### Stated task
Set down word for word the lines running from the line with "Output the LaTeX" to the line with "(2.5,773) -- (2.5,806);", ends included. Skip every picture.

+---+

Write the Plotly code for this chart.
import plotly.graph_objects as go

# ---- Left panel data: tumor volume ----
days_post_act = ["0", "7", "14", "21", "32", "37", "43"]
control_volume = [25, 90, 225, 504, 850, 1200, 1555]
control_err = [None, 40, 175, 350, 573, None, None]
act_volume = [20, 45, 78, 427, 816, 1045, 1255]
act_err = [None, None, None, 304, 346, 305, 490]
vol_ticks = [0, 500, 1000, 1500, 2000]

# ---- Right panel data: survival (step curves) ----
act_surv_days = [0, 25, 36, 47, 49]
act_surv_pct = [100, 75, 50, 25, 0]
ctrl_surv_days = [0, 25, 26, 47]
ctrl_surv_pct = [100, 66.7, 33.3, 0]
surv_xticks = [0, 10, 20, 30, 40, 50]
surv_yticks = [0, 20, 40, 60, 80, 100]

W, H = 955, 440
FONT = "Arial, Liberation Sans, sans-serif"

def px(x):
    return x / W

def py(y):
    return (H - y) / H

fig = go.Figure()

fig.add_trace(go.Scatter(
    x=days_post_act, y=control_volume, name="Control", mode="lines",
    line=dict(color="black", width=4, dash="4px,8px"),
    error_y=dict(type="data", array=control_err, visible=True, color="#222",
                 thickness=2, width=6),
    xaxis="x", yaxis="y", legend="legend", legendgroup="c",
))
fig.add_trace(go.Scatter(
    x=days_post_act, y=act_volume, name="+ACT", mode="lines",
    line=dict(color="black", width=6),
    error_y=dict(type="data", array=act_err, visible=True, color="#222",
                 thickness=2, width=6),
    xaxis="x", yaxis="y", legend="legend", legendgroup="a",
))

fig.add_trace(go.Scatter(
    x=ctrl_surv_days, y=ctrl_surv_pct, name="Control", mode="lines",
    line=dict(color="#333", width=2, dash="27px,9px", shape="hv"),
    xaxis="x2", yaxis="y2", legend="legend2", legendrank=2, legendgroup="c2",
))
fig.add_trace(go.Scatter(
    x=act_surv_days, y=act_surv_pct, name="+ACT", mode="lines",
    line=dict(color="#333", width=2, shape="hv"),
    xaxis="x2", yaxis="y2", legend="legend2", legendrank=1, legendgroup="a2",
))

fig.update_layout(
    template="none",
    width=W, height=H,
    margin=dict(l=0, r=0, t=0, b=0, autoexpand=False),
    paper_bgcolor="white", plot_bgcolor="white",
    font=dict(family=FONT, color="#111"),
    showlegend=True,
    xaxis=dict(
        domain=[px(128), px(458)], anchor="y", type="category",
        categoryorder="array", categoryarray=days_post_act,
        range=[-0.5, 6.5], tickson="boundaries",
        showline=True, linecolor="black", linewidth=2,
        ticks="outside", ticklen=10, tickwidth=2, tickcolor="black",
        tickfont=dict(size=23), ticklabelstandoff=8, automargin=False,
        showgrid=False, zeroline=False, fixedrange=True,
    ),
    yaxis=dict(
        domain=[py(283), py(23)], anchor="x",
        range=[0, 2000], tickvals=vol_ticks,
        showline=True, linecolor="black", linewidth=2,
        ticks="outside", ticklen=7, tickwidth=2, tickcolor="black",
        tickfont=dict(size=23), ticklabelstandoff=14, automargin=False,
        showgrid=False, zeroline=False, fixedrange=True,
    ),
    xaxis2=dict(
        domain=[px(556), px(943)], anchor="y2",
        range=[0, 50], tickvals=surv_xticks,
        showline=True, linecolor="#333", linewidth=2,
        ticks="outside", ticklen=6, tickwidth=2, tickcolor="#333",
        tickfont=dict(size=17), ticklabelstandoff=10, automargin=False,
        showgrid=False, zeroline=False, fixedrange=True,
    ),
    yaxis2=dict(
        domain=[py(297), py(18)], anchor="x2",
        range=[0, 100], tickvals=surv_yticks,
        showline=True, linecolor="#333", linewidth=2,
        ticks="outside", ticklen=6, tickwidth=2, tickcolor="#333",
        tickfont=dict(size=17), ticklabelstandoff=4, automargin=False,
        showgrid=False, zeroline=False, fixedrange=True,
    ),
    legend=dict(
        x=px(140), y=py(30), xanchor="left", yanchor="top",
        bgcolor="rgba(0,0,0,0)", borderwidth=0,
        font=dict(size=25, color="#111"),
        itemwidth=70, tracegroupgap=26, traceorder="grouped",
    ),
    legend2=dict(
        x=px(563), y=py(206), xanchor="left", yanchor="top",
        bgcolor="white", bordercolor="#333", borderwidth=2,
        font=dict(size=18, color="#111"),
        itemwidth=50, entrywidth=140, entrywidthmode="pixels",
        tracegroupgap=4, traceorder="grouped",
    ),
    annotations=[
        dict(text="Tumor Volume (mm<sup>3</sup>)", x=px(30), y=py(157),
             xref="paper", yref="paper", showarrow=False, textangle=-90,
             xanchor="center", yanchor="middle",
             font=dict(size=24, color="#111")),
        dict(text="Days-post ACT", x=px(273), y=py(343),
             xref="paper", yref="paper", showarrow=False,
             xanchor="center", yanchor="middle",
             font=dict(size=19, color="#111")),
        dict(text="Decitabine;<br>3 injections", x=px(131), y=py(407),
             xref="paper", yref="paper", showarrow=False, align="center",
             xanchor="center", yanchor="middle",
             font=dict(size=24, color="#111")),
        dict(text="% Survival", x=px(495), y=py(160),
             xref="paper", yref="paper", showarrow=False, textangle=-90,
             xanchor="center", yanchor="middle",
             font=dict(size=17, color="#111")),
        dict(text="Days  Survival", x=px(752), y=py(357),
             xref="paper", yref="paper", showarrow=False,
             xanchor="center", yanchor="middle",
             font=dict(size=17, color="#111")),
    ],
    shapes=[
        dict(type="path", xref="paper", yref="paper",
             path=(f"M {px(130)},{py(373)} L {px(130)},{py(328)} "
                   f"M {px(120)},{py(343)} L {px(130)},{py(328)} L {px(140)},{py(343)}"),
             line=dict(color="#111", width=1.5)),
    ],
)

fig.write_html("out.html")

+---+

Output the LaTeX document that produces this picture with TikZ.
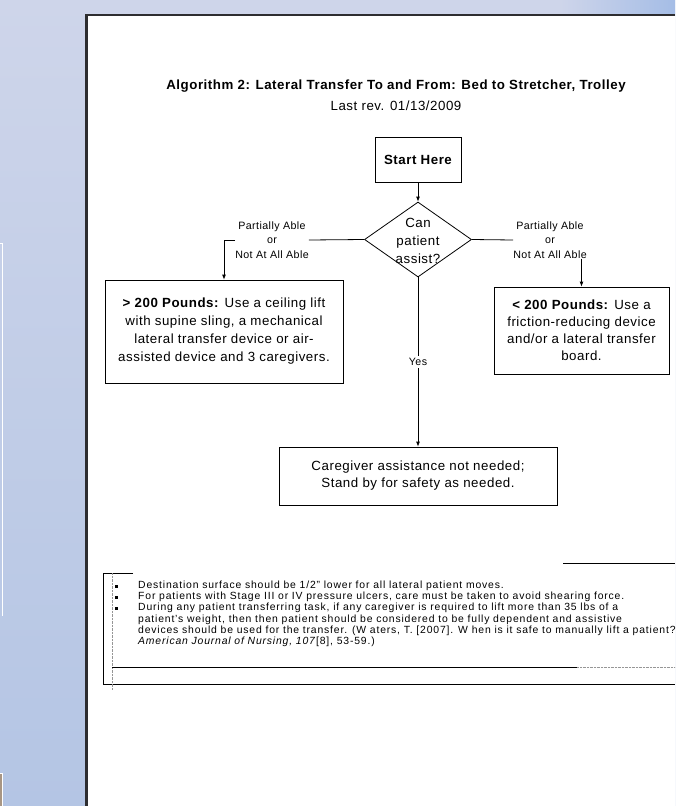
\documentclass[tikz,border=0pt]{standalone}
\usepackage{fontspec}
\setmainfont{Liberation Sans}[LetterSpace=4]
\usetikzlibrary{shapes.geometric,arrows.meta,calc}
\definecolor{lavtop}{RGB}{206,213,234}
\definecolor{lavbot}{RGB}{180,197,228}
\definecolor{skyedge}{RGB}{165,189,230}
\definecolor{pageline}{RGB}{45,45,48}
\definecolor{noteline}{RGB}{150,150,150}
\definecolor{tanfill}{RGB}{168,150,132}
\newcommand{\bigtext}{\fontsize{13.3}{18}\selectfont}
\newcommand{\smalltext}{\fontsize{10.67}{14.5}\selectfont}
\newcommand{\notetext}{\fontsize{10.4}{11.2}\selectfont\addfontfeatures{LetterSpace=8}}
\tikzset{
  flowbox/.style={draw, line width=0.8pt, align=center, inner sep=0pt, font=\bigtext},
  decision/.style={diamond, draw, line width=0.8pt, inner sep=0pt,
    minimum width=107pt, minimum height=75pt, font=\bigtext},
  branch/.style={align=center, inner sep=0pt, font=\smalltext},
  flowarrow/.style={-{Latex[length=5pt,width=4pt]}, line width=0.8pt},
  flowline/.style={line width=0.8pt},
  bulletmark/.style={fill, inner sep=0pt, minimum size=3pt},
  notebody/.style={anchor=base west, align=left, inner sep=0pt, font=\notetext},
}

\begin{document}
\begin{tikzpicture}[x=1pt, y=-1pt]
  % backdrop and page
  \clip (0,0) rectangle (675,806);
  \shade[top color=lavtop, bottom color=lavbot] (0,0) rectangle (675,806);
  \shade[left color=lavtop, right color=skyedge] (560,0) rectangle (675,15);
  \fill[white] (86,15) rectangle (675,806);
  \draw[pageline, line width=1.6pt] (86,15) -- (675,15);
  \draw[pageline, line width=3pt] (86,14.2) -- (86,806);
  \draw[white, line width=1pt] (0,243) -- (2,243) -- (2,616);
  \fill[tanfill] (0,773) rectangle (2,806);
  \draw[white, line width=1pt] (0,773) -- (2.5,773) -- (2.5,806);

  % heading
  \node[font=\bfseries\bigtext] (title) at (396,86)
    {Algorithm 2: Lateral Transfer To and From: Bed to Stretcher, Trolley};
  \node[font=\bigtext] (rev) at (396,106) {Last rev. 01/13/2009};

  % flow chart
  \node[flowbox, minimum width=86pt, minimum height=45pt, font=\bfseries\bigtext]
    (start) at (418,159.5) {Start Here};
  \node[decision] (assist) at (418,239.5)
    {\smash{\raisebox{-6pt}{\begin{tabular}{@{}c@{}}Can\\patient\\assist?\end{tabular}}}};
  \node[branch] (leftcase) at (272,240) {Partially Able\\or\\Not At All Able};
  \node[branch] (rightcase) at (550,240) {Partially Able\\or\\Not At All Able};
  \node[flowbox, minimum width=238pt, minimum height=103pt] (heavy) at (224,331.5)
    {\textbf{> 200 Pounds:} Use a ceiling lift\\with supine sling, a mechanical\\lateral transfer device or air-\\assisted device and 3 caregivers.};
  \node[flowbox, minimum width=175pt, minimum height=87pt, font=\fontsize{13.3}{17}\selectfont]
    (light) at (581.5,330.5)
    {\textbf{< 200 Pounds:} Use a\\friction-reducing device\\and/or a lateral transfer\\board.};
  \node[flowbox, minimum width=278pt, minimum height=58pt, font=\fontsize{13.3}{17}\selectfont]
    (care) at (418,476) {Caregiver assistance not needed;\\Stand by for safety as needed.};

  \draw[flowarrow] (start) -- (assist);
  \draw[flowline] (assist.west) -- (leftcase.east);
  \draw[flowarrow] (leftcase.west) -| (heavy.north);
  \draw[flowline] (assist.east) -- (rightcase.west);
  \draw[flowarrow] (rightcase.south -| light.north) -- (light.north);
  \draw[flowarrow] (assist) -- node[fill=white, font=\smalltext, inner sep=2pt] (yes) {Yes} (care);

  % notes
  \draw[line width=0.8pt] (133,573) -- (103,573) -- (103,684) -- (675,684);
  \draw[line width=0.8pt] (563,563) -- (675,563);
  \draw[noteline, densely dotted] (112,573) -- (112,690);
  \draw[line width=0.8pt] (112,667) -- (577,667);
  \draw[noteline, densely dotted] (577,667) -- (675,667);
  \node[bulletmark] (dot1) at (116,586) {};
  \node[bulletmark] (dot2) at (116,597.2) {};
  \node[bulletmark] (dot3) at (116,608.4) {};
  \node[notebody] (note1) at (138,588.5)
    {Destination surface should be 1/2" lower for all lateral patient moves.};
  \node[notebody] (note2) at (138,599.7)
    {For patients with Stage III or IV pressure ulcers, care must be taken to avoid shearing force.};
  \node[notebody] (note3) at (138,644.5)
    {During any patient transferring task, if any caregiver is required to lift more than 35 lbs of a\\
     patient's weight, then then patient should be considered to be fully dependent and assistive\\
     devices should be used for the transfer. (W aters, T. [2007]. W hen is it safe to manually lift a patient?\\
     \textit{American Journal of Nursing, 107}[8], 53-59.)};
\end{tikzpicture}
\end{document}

+---+

### Reply to the exercise
Output the LaTeX document that produces this picture with TikZ.
\documentclass[tikz,border=0pt]{standalone}
\usepackage{fontspec}
\setmainfont{Liberation Sans}[LetterSpace=4]
\usetikzlibrary{shapes.geometric,arrows.meta,calc}
\definecolor{lavtop}{RGB}{206,213,234}
\definecolor{lavbot}{RGB}{180,197,228}
\definecolor{skyedge}{RGB}{165,189,230}
\definecolor{pageline}{RGB}{45,45,48}
\definecolor{noteline}{RGB}{150,150,150}
\definecolor{tanfill}{RGB}{168,150,132}
\newcommand{\bigtext}{\fontsize{13.3}{18}\selectfont}
\newcommand{\smalltext}{\fontsize{10.67}{14.5}\selectfont}
\newcommand{\notetext}{\fontsize{10.4}{11.2}\selectfont\addfontfeatures{LetterSpace=8}}
\tikzset{
  flowbox/.style={draw, line width=0.8pt, align=center, inner sep=0pt, font=\bigtext},
  decision/.style={diamond, draw, line width=0.8pt, inner sep=0pt,
    minimum width=107pt, minimum height=75pt, font=\bigtext},
  branch/.style={align=center, inner sep=0pt, font=\smalltext},
  flowarrow/.style={-{Latex[length=5pt,width=4pt]}, line width=0.8pt},
  flowline/.style={line width=0.8pt},
  bulletmark/.style={fill, inner sep=0pt, minimum size=3pt},
  notebody/.style={anchor=base west, align=left, inner sep=0pt, font=\notetext},
}

\begin{document}
\begin{tikzpicture}[x=1pt, y=-1pt]
  % backdrop and page
  \clip (0,0) rectangle (675,806);
  \shade[top color=lavtop, bottom color=lavbot] (0,0) rectangle (675,806);
  \shade[left color=lavtop, right color=skyedge] (560,0) rectangle (675,15);
  \fill[white] (86,15) rectangle (675,806);
  \draw[pageline, line width=1.6pt] (86,15) -- (675,15);
  \draw[pageline, line width=3pt] (86,14.2) -- (86,806);
  \draw[white, line width=1pt] (0,243) -- (2,243) -- (2,616);
  \fill[tanfill] (0,773) rectangle (2,806);
  \draw[white, line width=1pt] (0,773) -- (2.5,773) -- (2.5,806);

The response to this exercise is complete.